Là encore, le TF lui donne tort sur ce point : la vie professionnelle n’est pas terminée à 60 ans. Il subsiste des possibilités d’activités « de niche ». Le TF parle d’activités de surveillance, de contrôle, d’utilisation de machines semi-automatiques et mentionne même les métiers de gardien de musée ou de surveillant de parking (!)
Toutefois, là encore, l’office AI aurait dû examiner les possibilités concrètes d’auto-réadaptation, puisque l’assuré a dépassé l’âge de 55 ans. Le recours est donc partiellement admis et la cause est renvoyée à l’office AI.
Nos observations :
Nous ne partageons pas entièrement la rigueur du TF concernant les travailleurs exerçant des professions avant tout physiques qui sont âgés de 60 ans environ. À cet âge, le marché du travail ouvert à ces assurés est particulièrement restreint. La retraite se situe même parfois à 60 ans dans ces métiers (retraite anticipée ou retraite flexible, par exemple dans le bâtiment ou le secteur des échafaudages). Quel employeur engagerait encore des travailleurs âgés, de surcroît handicapés pour passablement de gestes professionnels ?

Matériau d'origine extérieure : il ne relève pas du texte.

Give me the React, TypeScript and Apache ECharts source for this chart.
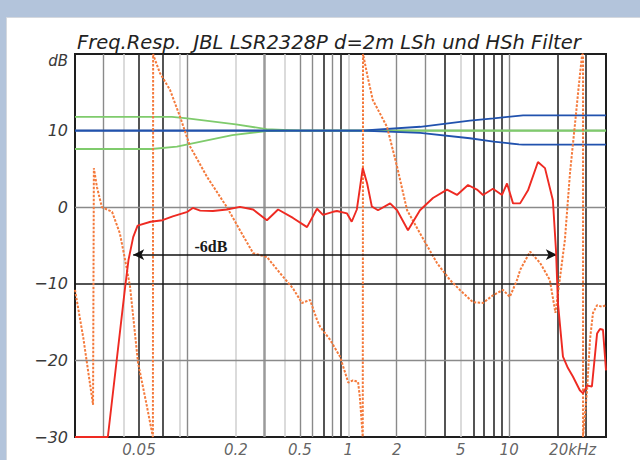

S’agissant en particulier des activités de « gardien de musée » ou « surveillant de parking », nous estimons qu’elles devraient disparaître définitivement des catalogues de professions manuelles de substitution, tant il s’agit de professions certes honorables mais très rares, qui ne produisent rien et qui sont considérés de ce fait — ce qui est compréhensible — par les travailleurs manuels comme inenvisageables, à l’instar activités de substitution mentionnées autrefois : « garçon d’ascenseur », voire « portier ». À noter d’ailleurs que plusieurs de ces professions ont été transformées : les parkings sont automatiques et les employés de musées doivent aussi faire du travail manuel notamment dans les déplacements d’œuvres d’art…
En revanche, nous approuvons l’atténuation de cette rigueur par le biais des preuves exigées des offices AI que les assurés se trouvant dans cette situation ont effectivement bénéficié de mesures sérieuses et concrètes de réadaptation professionnelle (de nouvelles formations professionnelles sont pratiquement exclues à cet âge). Si cette preuve n’est pas apportée, le recours doit être admis et la cause renvoyée aux offices AI. Quoique, entre-temps, les années s’écoulent et il devient de moins en moins possible de voir aboutir ces mesures de réadaptation professionnelle.
Autrement dit, dès l’âge de 55 ans ou après avoir touché une rente pendant 15 ans, un assuré n’est pas présumé, sauf preuve contraire, être à même de trouver par lui-même une nouvelle activité professionnelle qui serait en soi exigible. Il doit être aidé. On pense en particulier à des stages en entreprise, cela après des évaluations sérieuses des potentiels professionnels sur les plans à la fois physiques et intellectuels.
On comprend que par cette jurisprudence le TF cherche à éviter de mettre à charge de l’AI toutes les difficultés éprouvées par des assurés âgés atteints dans leur santé, cela tout en faisant prévaloir — malgré tout — le principe qui est à la base du système, à savoir que « la réadaptation prime la rente ». Lorsque la réadaptation par soi-même n’est plus possible (ce qui est présumé pour les assurés ayant au moins 15 ans de rente ou 55 ans), elle doit en principe être faite par l’office AI.